The zero product property is a foundational concept in algebra that helps solve equations involving the product of factors equal to zero. It states that if the product of two or more numbers (or expressions) is zero, then at least one of the numbers must be zero. This property is especially useful when dealing with polynomial equations, such as

• \[ (x-1)(x-2)(x-3)=0 \]

This means we can take each factor in the equation separately and set them equal to zero. Solving each smaller equation allows us to find potential solutions to the entire polynomial equation. This process simplifies finding solutions because determining when a product of numbers is zero is straightforward.

Linear factors are expressions of the first degree, such as \(x - a\), where \(a\) is a constant. These factors are straightforward because they only involve one variable raised to the first power. Each linear factor represents a straight line when graphed and simplifies solving equations by turning polynomials into manageable parts.In the equation

• \[ (x-1)(x-2)(x-3)=0 \]

we have three linear factors: \(x-1\), \(x-2\), and \(x-3\). Each of these can be solved independently. This allows for a step-by-step approach where each factor simplifies to finding a single solution for \(x\). By breaking down a polynomial equation into its linear factors, we enable an easier path to identifying all the roots.

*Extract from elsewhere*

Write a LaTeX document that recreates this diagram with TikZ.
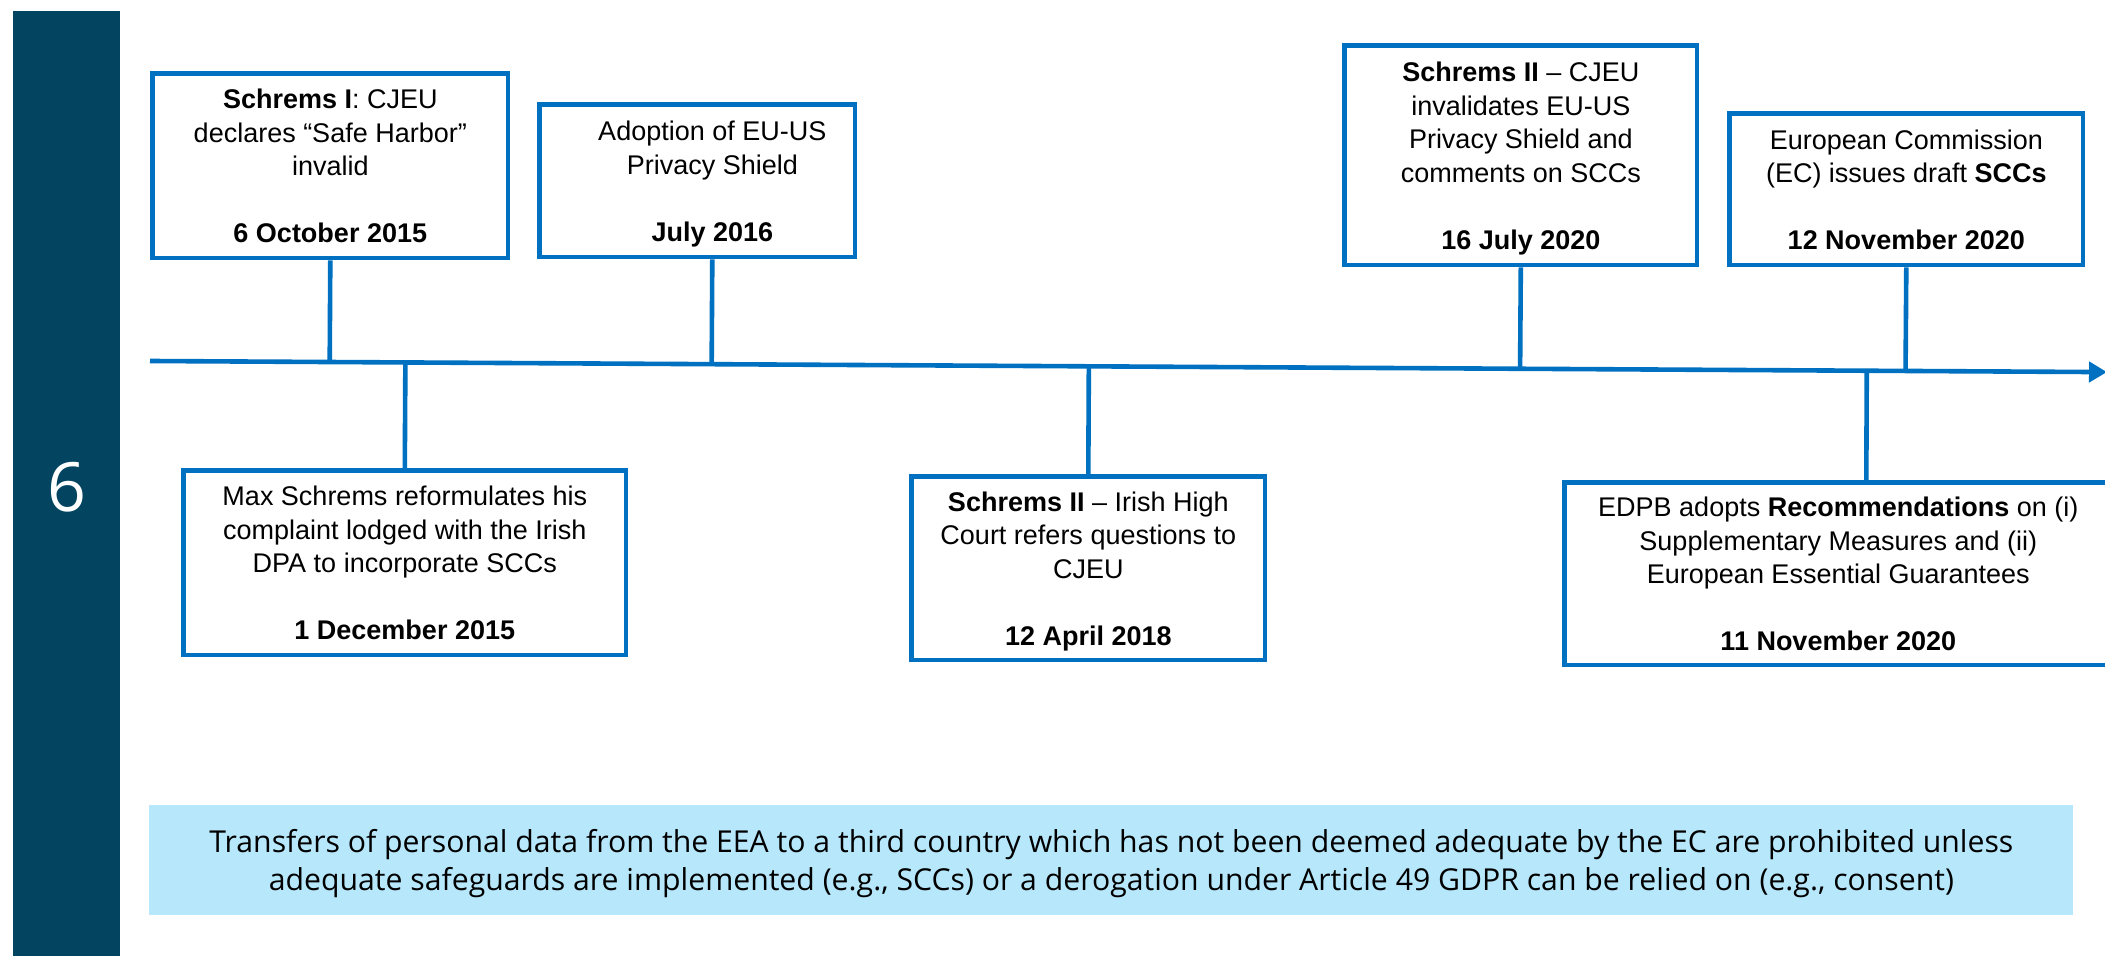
\documentclass[tikz,border=0pt]{standalone}
\usepackage{fontspec}
\setmainfont{Liberation Sans}
\newfontfamily\segoe{Open Sans}
\usetikzlibrary{arrows.meta,calc}
\definecolor{tlblue}{RGB}{0,112,192}
\definecolor{barblue}{RGB}{3,69,97}
\definecolor{notefill}{RGB}{182,231,251}
\newcommand\evfont{\fontsize{13.5pt}{16.75pt}\selectfont}
\newcommand\sh{\hspace*{15pt}}
\begin{document}
\begin{tikzpicture}[x=0.5pt,y=-0.5pt,
  evbox/.style={draw=tlblue, line width=2.3pt, inner xsep=0pt, inner ysep=0pt,
    align=center, font=\evfont, text depth=0pt, anchor=north west},
  tl/.style={draw=tlblue, line width=2.3pt},
  notebox/.style={fill=notefill, inner sep=0pt, align=center, anchor=north west,
    font=\segoe\fontsize{15.1pt}{19pt}\selectfont, text height=30pt, text depth=0pt}]
\useasboundingbox (0,0) rectangle (2105,956);
% side bar
\fill[barblue] (13,11) rectangle (120,956);
\node[text=white, font=\segoe\fontsize{34pt}{34pt}\selectfont, inner sep=0pt] (num) at (67,487) {6};
% events above
\node[evbox, minimum width=177.7pt, minimum height=92.2pt, text height=77pt] (b1) at (150.3,71.3)
  {\textbf{Schrems I}: CJEU\\declares “Safe Harbor”\\invalid\\[16.75pt]\textbf{6 October 2015}};
\node[evbox, minimum width=157.7pt, minimum height=76.2pt, text height=60.25pt] (b2) at (537.3,102.3)
  {\sh Adoption of EU-US\\\sh Privacy Shield\\[16.75pt]\sh\textbf{July 2016}};
\node[evbox, minimum width=176.2pt, minimum height=109.7pt, text height=93.75pt] (b3) at (1342.3,43.3)
  {\textbf{Schrems II} – CJEU\\invalidates EU-US\\Privacy Shield and\\comments on SCCs\\[16.75pt]\textbf{16 July 2020}};
\node[evbox, minimum width=176.7pt, minimum height=75.7pt, text height=60.25pt] (b4) at (1727.3,111.3)
  {European Commission\\(EC) issues draft \textbf{SCCs}\\[16.75pt]\textbf{12 November 2020}};
% events below
\node[evbox, minimum width=221.2pt, minimum height=92.2pt, text height=77pt] (b5) at (181.3,468.3)
  {Max Schrems reformulates his\\complaint lodged with the Irish\\DPA to incorporate SCCs\\[16.75pt]\textbf{1 December 2015}};
\node[evbox, minimum width=176.7pt, minimum height=91.7pt, text height=77pt] (b6) at (909.3,474.3)
  {\textbf{Schrems II} – Irish High\\Court refers questions to\\CJEU\\[16.75pt]\textbf{12 April 2018}};
\node[evbox, minimum width=273.7pt, minimum height=91.2pt, text height=77pt] (b7) at (1562.3,480.3)
  {EDPB adopts \textbf{Recommendations} on (i)\\Supplementary Measures and (ii)\\European Essential Guarantees\\[16.75pt]\textbf{11 November 2020}};
% timeline
\coordinate (t0) at (150,361);
\coordinate (t1) at (2107,372.1);
\draw[tl, -{Triangle[length=9pt,width=10pt]}] (t0) -- (t1);
% ticks
\draw[tl] (b1.south) -- ($(t0)!(b1.south)!(t1)$);
\draw[tl] ([xshift=7.5pt]b2.south) -- ($(t0)!([xshift=7.5pt]b2.south)!(t1)$);
\draw[tl] (b3.south) -- ($(t0)!(b3.south)!(t1)$);
\draw[tl] (b4.south) -- ($(t0)!(b4.south)!(t1)$);
\draw[tl] (b5.north) -- ($(t0)!(b5.north)!(t1)$);
\draw[tl] (b6.north) -- ($(t0)!(b6.north)!(t1)$);
\draw[tl] ([xshift=14pt]b7.north) -- ($(t0)!([xshift=14pt]b7.north)!(t1)$);
% note
\node[notebox, minimum width=962pt, minimum height=55pt] (note) at (149,805)
  {Transfers of personal data from the EEA to a third country which has not been deemed adequate by the EC are prohibited unless\\adequate safeguards are implemented (e.g., SCCs) or a derogation under Article 49 GDPR can be relied on (e.g., consent)};
\end{tikzpicture}
\end{document}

The roots of an equation are the values that make the equation true, meaning the polynomial equals zero. Finding these roots is synonymous with solving the equation because it involves determining the values of \(x\) that satisfy the condition.For the polynomial

• \[ (x-1)(x-2)(x-3)=0 \]

we solved each linear factor by setting them equal to zero and calculating:

• \(x-1=0\) results in \(x=1\)
• \(x-2=0\) results in \(x=2\)
• \(x-3=0\) results in \(x=3\)

These solutions, \(x=1\), \(x=2\), and \(x=3\), are the roots of the polynomial equation. By identifying the roots, we pinpoint where the graph of the polynomial touches the x-axis, providing a visual understanding of the solution.